Flou et contradictions également à propos de la Grèce. François Hollande se prononce à la fois « pour le respect du vote des Grecs » et « le respect des engagements » de la Grèce – comprendre du gouvernement précédent – devant la troïka. Mais qui ne voit que ces deux impératifs sont parfaitement contradictoires ? On n’en saura guère plus sur la position de la France. « Rien ne serait pire que d’humilier les Grecs » , « mais rien ne serait pire que la Grèce fasse chemin à part » , a-t-il lancé. On a envie de dire « so what ? » François Hollande est toujours taraudé par la passion de la synthèse. Il a même eu un mot d’ironie sur cette façon qu’il a de toujours vouloir marier l’eau et le feu. Mais il y a des synthèses qui sont impossibles : entre le renforcement des missions de l’école et la réduction des moyens ; entre la démocratie grecque et les dicktats de la Banque centrale européenne.

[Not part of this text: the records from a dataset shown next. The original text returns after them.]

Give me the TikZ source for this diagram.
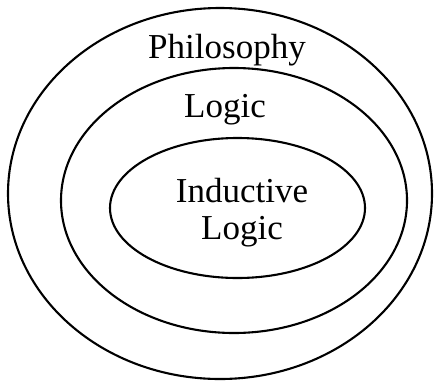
\documentclass[tikz,border=0pt]{standalone}
\usepackage{fontspec}
\setmainfont{Liberation Serif}
\begin{document}
\begin{tikzpicture}[x=1pt,y=-1pt,
  ring/.style={draw=black,line width=2.1pt},
  lbl/.style={font=\fontsize{35}{37}\selectfont,align=center,inner sep=0pt}]
\useasboundingbox (0,0) rectangle (435,383);
\draw[ring] (220,193.5) ellipse [x radius=212,y radius=185.5];
\draw[ring] (234,200.5) ellipse [x radius=173,y radius=132.5];
\draw[ring] (237.5,208) ellipse [x radius=127.5,y radius=70];
\node[lbl] (phil) at (227,50) {Philosophy};
\node[lbl] (logic) at (225,110) {Logic};
\node[lbl] (ind) at (242,213) {Inductive\\Logic};
\end{tikzpicture}
\end{document}
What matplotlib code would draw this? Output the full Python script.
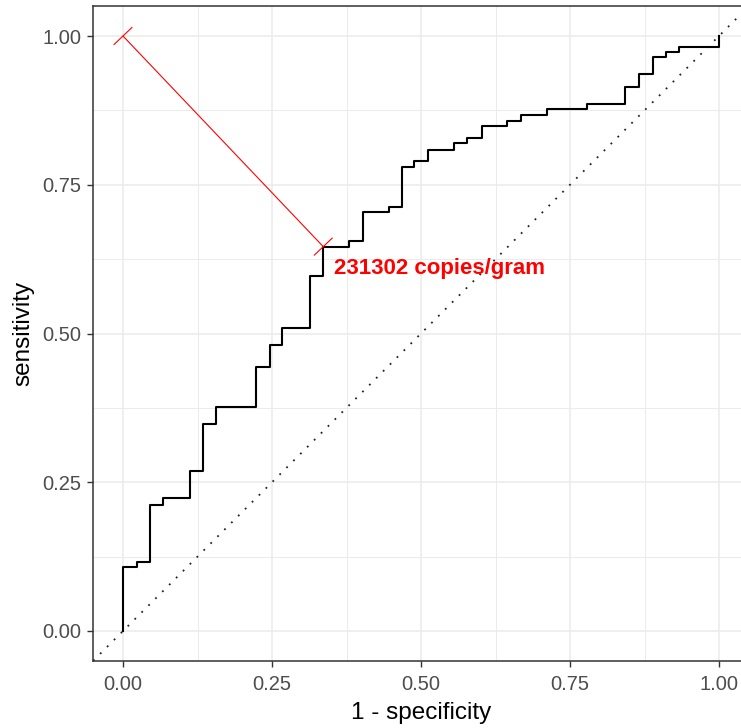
import numpy as np
import matplotlib.pyplot as plt

plt.rcParams['font.family'] = ['Liberation Sans', 'DejaVu Sans']

# ROC curve corners (1 - specificity, sensitivity), step drawn "post"
fpr = [0, 0, 0.024, 0.046, 0.067, 0.113, 0.134, 0.156, 0.223, 0.247,
       0.267, 0.313, 0.336, 0.379, 0.402, 0.446, 0.468, 0.489, 0.511, 0.555,
       0.578, 0.602, 0.645, 0.667, 0.711, 0.778, 0.843, 0.866, 0.889, 0.911,
       0.933, 1.0]
sens = [0, 0.107, 0.116, 0.212, 0.224, 0.269, 0.348, 0.377, 0.443, 0.481,
        0.510, 0.597, 0.646, 0.655, 0.704, 0.713, 0.779, 0.790, 0.808, 0.820,
        0.829, 0.848, 0.857, 0.867, 0.878, 0.886, 0.915, 0.936, 0.964, 0.973,
        0.981, 1.0]

# best threshold point and label
best_fpr = 0.336
best_sens = 0.646
best_label = "231302 copies/gram"

ticks = [0.00, 0.25, 0.50, 0.75, 1.00]
tick_labels = ["0.00", "0.25", "0.50", "0.75", "1.00"]
minor_ticks = [0.125, 0.375, 0.625, 0.875]

fig = plt.figure(figsize=(7.41, 7.28), dpi=100)
ax = fig.add_axes([93.2 / 741, (728 - 660.75) / 728, 655.6 / 741, 654.5 / 728])

ax.set_xlim(-0.05, 1.05)
ax.set_ylim(-0.05, 1.05)

# grid (theme_bw look)
ax.set_xticks(ticks)
ax.set_yticks(ticks)
ax.set_xticks(minor_ticks, minor=True)
ax.set_yticks(minor_ticks, minor=True)
ax.set_xticklabels(tick_labels)
ax.set_yticklabels(tick_labels)
ax.grid(True, which="major", color="#EBEBEB", linewidth=1.1)
ax.grid(True, which="minor", color="#EBEBEB", linewidth=0.7)
ax.set_axisbelow(True)
ax.tick_params(which="minor", length=0)
ax.tick_params(which="major", length=4.3, width=1.0, color="#333333",
               labelcolor="#4D4D4D", labelsize=14.5, pad=4)
ax.tick_params(axis="x", pad=6)
for sp in ax.spines.values():
    sp.set_color("#333333")
    sp.set_linewidth(1.1)

# chance diagonal
ax.axline((0, 0), (1, 1), color="#222222", linewidth=1.3,
          linestyle=(0, (1, 4.4)))

# ROC step curve
ax.step(fpr, sens, where="post", color="black", linewidth=1.5)

# segment from perfect classifier to best point
ax.annotate("", xy=(best_fpr, best_sens), xytext=(0, 1),
            arrowprops=dict(arrowstyle="|-|,widthA=0.9,widthB=0.9",
                            color="red", linewidth=0.8,
                            shrinkA=0, shrinkB=0))
ax.annotate(best_label, xy=(best_fpr, best_sens), xytext=(8, -15.5),
            textcoords="offset points", ha="left", va="center",
            color="red", fontweight="bold", fontsize=16)

ax.set_xlabel("1 - specificity", fontsize=17.5, color="black", labelpad=6)
ax.set_ylabel("sensitivity", fontsize=17.5, color="black", labelpad=6)

fig.savefig("out.png", dpi=100)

Lire > Le coup d’État financier de la BCE contre la Grèce

À propos de l’Ukraine, François Hollande a réservé à son auditoire un effet : l’annonce d’un déplacement avec Angela Merkel jeudi après-midi à Kiev et vendredi à Moscou. Mais là encore, le flou a régné. Pour proposer quoi ? Quelle offre politique les deux dirigeants vont-ils mettre sur la table pour convaincre Vladimir Poutine ? Mystère.

Un mot sur les journalistes , nos chères consœurs et chers confrères. Ils ont suivi docilement le chemin tracé par le discours liminaire. Il a fallu une heure trente pour que l’un d’entre eux ose demander au Président si les grands principes et « l’esprit du 11 janvier » n’allaient pas « se fracasser » sur la politique économique du gouvernement et sur la « montée inexorable du chômage » . « Pensez-vous qu’on en aura terminé avec la violence parce qu’on aura fait baisser le chômage ? » , a demandé François Hollande en guise de réponse. Et en guise de pirouette. Non, sans doute, mais ça aiderait un peu quand même. Mais on a bien compris que le Président était décidément plus à l’aise dans l’exaltation des valeurs de la République que dans l’analyse des résultats de sa politique économique et sociale.